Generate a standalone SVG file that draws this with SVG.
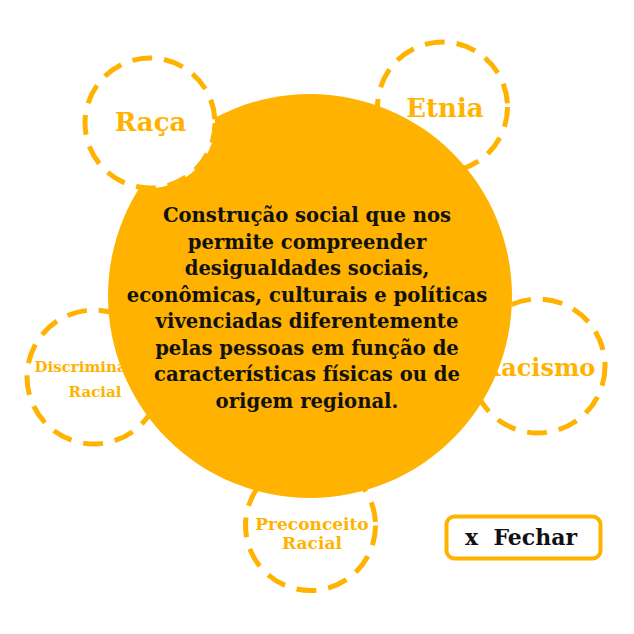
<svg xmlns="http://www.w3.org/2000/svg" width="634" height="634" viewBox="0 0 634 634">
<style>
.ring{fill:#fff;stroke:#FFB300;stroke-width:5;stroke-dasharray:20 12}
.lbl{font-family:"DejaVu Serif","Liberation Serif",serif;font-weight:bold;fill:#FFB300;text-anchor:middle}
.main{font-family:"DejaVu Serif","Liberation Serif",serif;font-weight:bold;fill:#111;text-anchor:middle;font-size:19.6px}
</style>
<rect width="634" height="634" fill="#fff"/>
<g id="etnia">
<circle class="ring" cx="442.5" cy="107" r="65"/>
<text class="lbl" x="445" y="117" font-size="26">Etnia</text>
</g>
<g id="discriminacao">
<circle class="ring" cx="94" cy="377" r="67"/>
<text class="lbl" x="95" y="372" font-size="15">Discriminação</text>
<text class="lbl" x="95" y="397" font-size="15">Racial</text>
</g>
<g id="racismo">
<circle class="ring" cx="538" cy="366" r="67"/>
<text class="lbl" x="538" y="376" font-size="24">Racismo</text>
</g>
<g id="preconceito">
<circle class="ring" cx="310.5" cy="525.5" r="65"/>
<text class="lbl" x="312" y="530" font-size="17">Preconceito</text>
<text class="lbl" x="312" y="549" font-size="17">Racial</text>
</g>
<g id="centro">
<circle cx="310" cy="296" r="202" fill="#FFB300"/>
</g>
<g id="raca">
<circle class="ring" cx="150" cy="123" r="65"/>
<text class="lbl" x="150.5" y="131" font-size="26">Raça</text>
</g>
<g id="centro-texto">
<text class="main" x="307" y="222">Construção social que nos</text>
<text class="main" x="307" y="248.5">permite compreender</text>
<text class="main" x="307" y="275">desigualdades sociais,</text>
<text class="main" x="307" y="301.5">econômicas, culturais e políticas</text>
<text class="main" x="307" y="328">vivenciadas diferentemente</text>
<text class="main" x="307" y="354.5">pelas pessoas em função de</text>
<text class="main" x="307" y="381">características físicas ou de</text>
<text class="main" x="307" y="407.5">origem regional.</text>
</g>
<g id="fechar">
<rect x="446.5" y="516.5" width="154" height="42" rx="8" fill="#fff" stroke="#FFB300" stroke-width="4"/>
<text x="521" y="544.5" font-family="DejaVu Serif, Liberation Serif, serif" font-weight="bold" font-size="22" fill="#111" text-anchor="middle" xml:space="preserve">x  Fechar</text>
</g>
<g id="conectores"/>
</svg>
+ + +
Problem details
Copy out all of the data word for word. Do not carry over any picture.

Solution for this task
Generate a standalone SVG file that draws this with SVG.
<svg xmlns="http://www.w3.org/2000/svg" width="634" height="634" viewBox="0 0 634 634">
<style>
.ring{fill:#fff;stroke:#FFB300;stroke-width:5;stroke-dasharray:20 12}
.lbl{font-family:"DejaVu Serif","Liberation Serif",serif;font-weight:bold;fill:#FFB300;text-anchor:middle}
.main{font-family:"DejaVu Serif","Liberation Serif",serif;font-weight:bold;fill:#111;text-anchor:middle;font-size:19.6px}
</style>
<rect width="634" height="634" fill="#fff"/>
<g id="etnia">
<circle class="ring" cx="442.5" cy="107" r="65"/>
<text class="lbl" x="445" y="117" font-size="26">Etnia</text>
</g>
<g id="discriminacao">
<circle class="ring" cx="94" cy="377" r="67"/>
<text class="lbl" x="95" y="372" font-size="15">Discriminação</text>
<text class="lbl" x="95" y="397" font-size="15">Racial</text>
</g>
<g id="racismo">
<circle class="ring" cx="538" cy="366" r="67"/>
<text class="lbl" x="538" y="376" font-size="24">Racismo</text>
</g>
<g id="preconceito">
<circle class="ring" cx="310.5" cy="525.5" r="65"/>
<text class="lbl" x="312" y="530" font-size="17">Preconceito</text>
<text class="lbl" x="312" y="549" font-size="17">Racial</text>
</g>
<g id="centro">
<circle cx="310" cy="296" r="202" fill="#FFB300"/>
</g>
<g id="raca">
<circle class="ring" cx="150" cy="123" r="65"/>
<text class="lbl" x="150.5" y="131" font-size="26">Raça</text>
</g>
<g id="centro-texto">
<text class="main" x="307" y="222">Construção social que nos</text>
<text class="main" x="307" y="248.5">permite compreender</text>
<text class="main" x="307" y="275">desigualdades sociais,</text>
<text class="main" x="307" y="301.5">econômicas, culturais e políticas</text>
<text class="main" x="307" y="328">vivenciadas diferentemente</text>
<text class="main" x="307" y="354.5">pelas pessoas em função de</text>
<text class="main" x="307" y="381">características físicas ou de</text>
<text class="main" x="307" y="407.5">origem regional.</text>
</g>
<g id="fechar">
<rect x="446.5" y="516.5" width="154" height="42" rx="8" fill="#fff" stroke="#FFB300" stroke-width="4"/>
<text x="521" y="544.5" font-family="DejaVu Serif, Liberation Serif, serif" font-weight="bold" font-size="22" fill="#111" text-anchor="middle" xml:space="preserve">x  Fechar</text>
</g>
<g id="conectores"/>
</svg>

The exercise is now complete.